Performance Runs from February 28-March 15, 2020!

Step Afrika! returns to New Victory with its newest production, Drumfolkbased on historical events that took place during the 1700s in the Deep South. Building upon the success of The Migration: Reflections on Jacob Lawrence (New Victory 2017), Step Afrika! takes audiences on a journey from the 18th century to present-day America, where body percussion has shaped such modern art forms as hip hop and African American social dance, among others. 

Drumfolk explores this transformative movement in American history and honors the survival and evolution of a cultural ethos through rhythm, music and dance.
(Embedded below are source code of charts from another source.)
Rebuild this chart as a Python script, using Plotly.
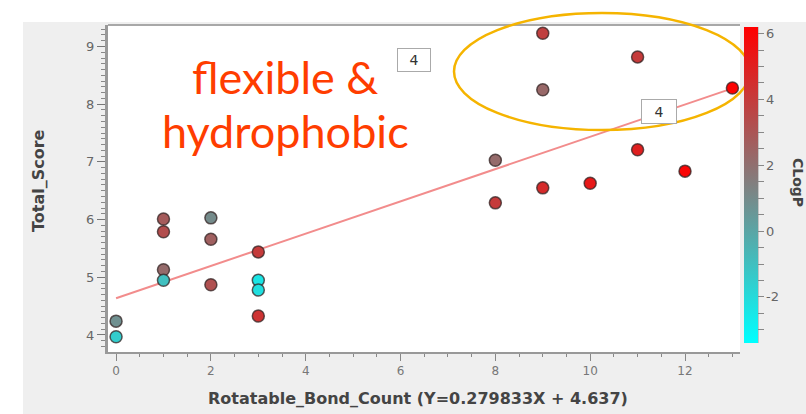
import plotly.graph_objects as go

# ---- data ----
rot_bonds = [0, 0, 1, 1, 1, 1, 2, 2, 2, 3, 3, 3, 3, 8, 8, 9, 9, 9, 10, 11, 11, 12, 13]
total_score = [4.24, 3.97, 6.01, 5.79, 5.13, 4.95, 6.03, 5.66, 4.87, 5.44, 4.95, 4.78, 4.33,
               7.03, 6.29, 9.23, 8.25, 6.55, 6.63, 8.82, 7.21, 6.84, 8.28]
clogp = [0.8, -1.5, 2.8, 3.3, 2.2, -1.0, 1.0, 2.6, 3.2, 4.0, -2.4, -2.2, 4.3,
         2.2, 4.0, 3.8, 2.3, 4.6, 5.3, 4.0, 5.0, 6.0, 6.1]
fit_slope = 0.279833
fit_intercept = 4.637
fit_x = [0, 13]
fit_y = [fit_slope * v + fit_intercept for v in fit_x]

x_ticks = [0, 2, 4, 6, 8, 10, 12]
y_ticks = [4, 5, 6, 7, 8, 9]
cb_tickvals = [v / 2 for v in range(-6, 13)]
cb_ticktext = [str(int(v)) if v == int(v) and int(v) % 2 == 0 else "" for v in cb_tickvals]

W, H = 806, 414
L, R, T, B = 108, 740, 25, 352


def px(xp):
    return (xp - L) / (R - L)


def py(yp):
    return (B - yp) / (B - T)


fig = go.Figure()

fig.add_trace(go.Scatter(
    x=fit_x, y=fit_y, mode="lines",
    line=dict(color="rgba(240,120,120,0.85)", width=2),
    hoverinfo="skip", showlegend=False,
))

fig.add_trace(go.Scatter(
    x=rot_bonds, y=total_score, mode="markers",
    marker=dict(
        size=12, color=clogp, cmin=-3.4, cmax=6.2,
        colorscale=[[0, "#00ffff"], [0.5, "#808080"], [1, "#ff0000"]],
        line=dict(color="rgba(50,35,35,0.75)", width=1.5),
        colorbar=dict(
            x=px(744), xanchor="left", xpad=0, ypad=0,
            y=py(185), yanchor="middle", len=(343 - 27) / (B - T), lenmode="fraction",
            thickness=14, thicknessmode="pixels",
            outlinewidth=0,
            tickmode="array", tickvals=cb_tickvals, ticktext=cb_ticktext,
            ticks="outside", ticklen=6, tickcolor="#888", tickwidth=1,
            tickfont=dict(family="DejaVu Sans", size=13, color="#666"),
        ),
    ),
    showlegend=False,
))

shapes = [
    # white strips around the grey panel
    dict(type="rect", xref="paper", yref="paper", x0=px(0), x1=px(W), y0=py(22), y1=py(0),
         fillcolor="white", line=dict(width=0), layer="below"),
    dict(type="rect", xref="paper", yref="paper", x0=px(0), x1=px(23), y0=py(H), y1=py(0),
         fillcolor="white", line=dict(width=0), layer="below"),
    # top border of plot
    dict(type="line", xref="paper", yref="paper", x0=0, x1=1, y0=1, y1=1,
         line=dict(color="#a8a8a8", width=2)),
    # colorbar axis line
    dict(type="line", xref="paper", yref="paper", x0=px(758), x1=px(758), y0=py(343), y1=py(27),
         line=dict(color="#999", width=1)),
    # highlight ellipse
    dict(type="circle", xref="paper", yref="paper", x0=px(454), x1=px(750), y0=py(130), y1=py(13),
         line=dict(color="#f5b400", width=2.5), layer="above"),
]

C = dict(xanchor="center", yanchor="middle", showarrow=False, xref="paper", yref="paper")
annotations = [
    dict(text="flexible &", x=px(285), y=py(77),
         font=dict(family="Lato", size=45, color="#ff3d00"), **C),
    dict(text="hydrophobic", x=px(285), y=py(131),
         font=dict(family="Lato", size=45, color="#ff3d00"), **C),
    dict(text="4", x=px(414), y=py(60),
         font=dict(family="DejaVu Sans", size=14, color="#333"),
         bordercolor="#aaa", borderwidth=1, borderpad=2, bgcolor="white", width=28, height=18, **C),
    dict(text="4", x=px(659), y=py(112),
         font=dict(family="DejaVu Sans", size=14, color="#333"),
         bordercolor="#aaa", borderwidth=1, borderpad=2, bgcolor="white", width=30, height=19, **C),
    dict(text="<b>Rotatable_Bond_Count (Y=0.279833X + 4.637)</b>", x=px(418), y=py(398),
         font=dict(family="DejaVu Sans", size=16, color="#444"), **C),
    dict(text="<b>Total_Score</b>", x=px(38), y=py(181), textangle=-90,
         font=dict(family="DejaVu Sans", size=16, color="#444"), **C),
    dict(text="<b>CLogP</b>", x=px(798), y=py(182), textangle=90,
         font=dict(family="DejaVu Sans", size=14, color="#444"), **C),
]

fig.update_layout(
    width=W, height=H,
    margin=dict(l=L, r=W - R, t=T, b=H - B, pad=0),
    paper_bgcolor="#efefef", plot_bgcolor="white",
    shapes=shapes, annotations=annotations,
    xaxis=dict(
        range=[-0.17, 13.16], showgrid=False, zeroline=False,
        showline=True, linecolor="#999", linewidth=2,
        tickmode="array", tickvals=x_ticks,
        ticks="outside", ticklen=7, tickcolor="#888", tickwidth=1,
        tickfont=dict(family="DejaVu Sans", size=12, color="#777"),
        minor=dict(dtick=0.5, ticks="outside", ticklen=3, tickcolor="#888", showgrid=False),
    ),
    yaxis=dict(
        range=[3.705, 9.373], showgrid=False, zeroline=False,
        showline=True, linecolor="#999", linewidth=3,
        tickmode="array", tickvals=y_ticks,
        ticks="outside", ticklen=8, tickcolor="#777", tickwidth=1,
        tickfont=dict(family="DejaVu Sans", size=13, color="#666"),
        minor=dict(dtick=0.1, ticks="outside", ticklen=4, tickcolor="#888", showgrid=False),
    ),
)

fig.write_html("out.html")
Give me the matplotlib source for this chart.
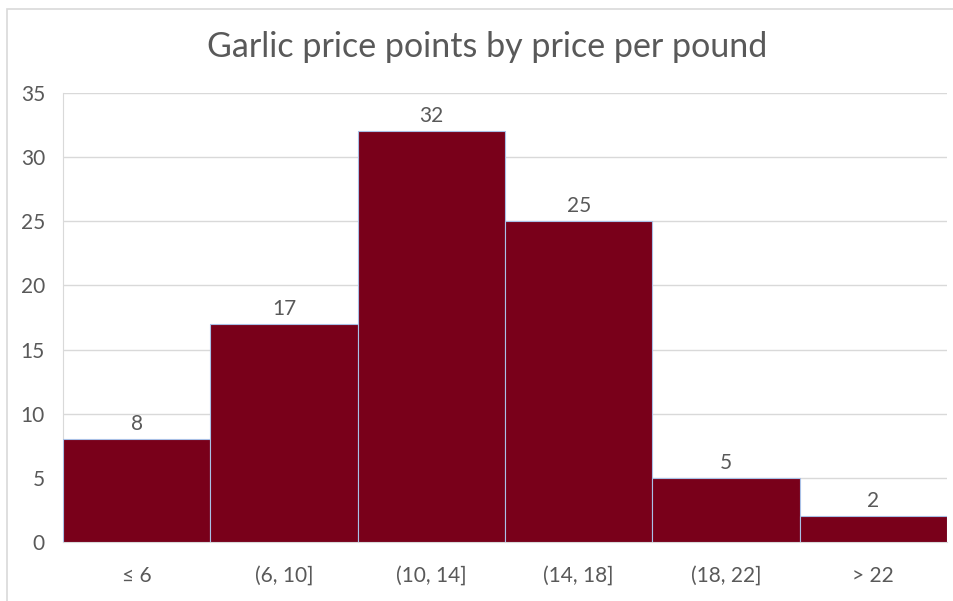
import matplotlib
matplotlib.use("Agg")
import matplotlib.pyplot as plt
from matplotlib.patches import Rectangle

categories = ["≤ 6", "(6, 10]", "(10, 14]", "(14, 18]", "(18, 22]", "> 22"]
counts = [8, 17, 32, 25, 5, 2]
yticks = [0, 5, 10, 15, 20, 25, 30, 35]
title = "Garlic price points by price per pound"

plt.rcParams['font.family'] = ['Lato', 'DejaVu Sans']

fig = plt.figure(figsize=(9.54, 6.01), dpi=100)
fig.patch.set_facecolor('white')
# outer chart border
fig.patches.append(Rectangle((7/954, -0.01), 1.0, 1 - 8.5/601 + 0.01,
                             transform=fig.transFigure, fill=False,
                             edgecolor='#D9D9D9', linewidth=1.2))

ax = fig.add_axes([63/954, 1 - 542/601, (947 - 63)/954, (542 - 93)/601])
x = list(range(len(categories)))
bars = ax.bar(x, counts, width=1.0, color='#79001A', edgecolor='#A9C0E6',
              linewidth=0.8, zorder=3)
for xi, c in zip(x, counts):
    ax.text(xi, c + 0.4, str(c), ha='center', va='bottom', fontsize=15,
            color='#595959')

ax.set_xlim(-0.5, len(categories) - 0.5)
ax.set_ylim(0, 35)
ax.set_yticks(yticks)
ax.set_xticks(x)
ax.set_xticklabels(categories)
ax.tick_params(axis='both', length=0, labelsize=15, colors='#595959')
ax.tick_params(axis='x', pad=17)
ax.tick_params(axis='y', pad=13)
ax.grid(axis='y', color='#D9D9D9', linewidth=1, zorder=0)
for s in ['top', 'right']:
    ax.spines[s].set_visible(False)
ax.spines['left'].set_color('#D9D9D9')
ax.spines['bottom'].set_color('#D9D9D9')
ax.set_axisbelow(True)

fig.text(487/954, 1 - 47/601, title, ha='center', va='center', fontsize=24.5,
         color='#595959')

fig.savefig("out.png", dpi=100)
Highlights include: Step Afrika!’s first presentation of dance and drumming traditions from Angola; an exploration of the ring shout, which is an African American dance over 200 years old, rarely seen on our country’s stages; and a contemporary routine of stepping and vocal percussion.

A seminal addition to Step Afrika!’s dance canon, Drumfolk is inspired by the Stono Rebellion of 1739, an uprising of 20 enslaved Africans from Angola who used their drums to start a revolt in South Carolina. Though quickly suppressed, this little-known event sparked the Negro Act of 1740, which prohibited, among many other rights, the Africans’ use of drums. In response, African Americans began to use their bodies as percussive instruments and this act of resistance, resilience and reclamation gave rise to some of the country’s most distinctive movement-based art forms, including stepping, tap, hambone and the ring shout.   

Drumfolk chronicles and celebrates the African American experience in America,” shares C. Brian Williams, Founder and Executive Director of Step Afrika!. “This new production is grounded in an extensive investigation into the tradition of stepping and over 25 years of Step Afrika!’s percussive practice. We’re thrilled to be sharing this history and artistry with our audiences.”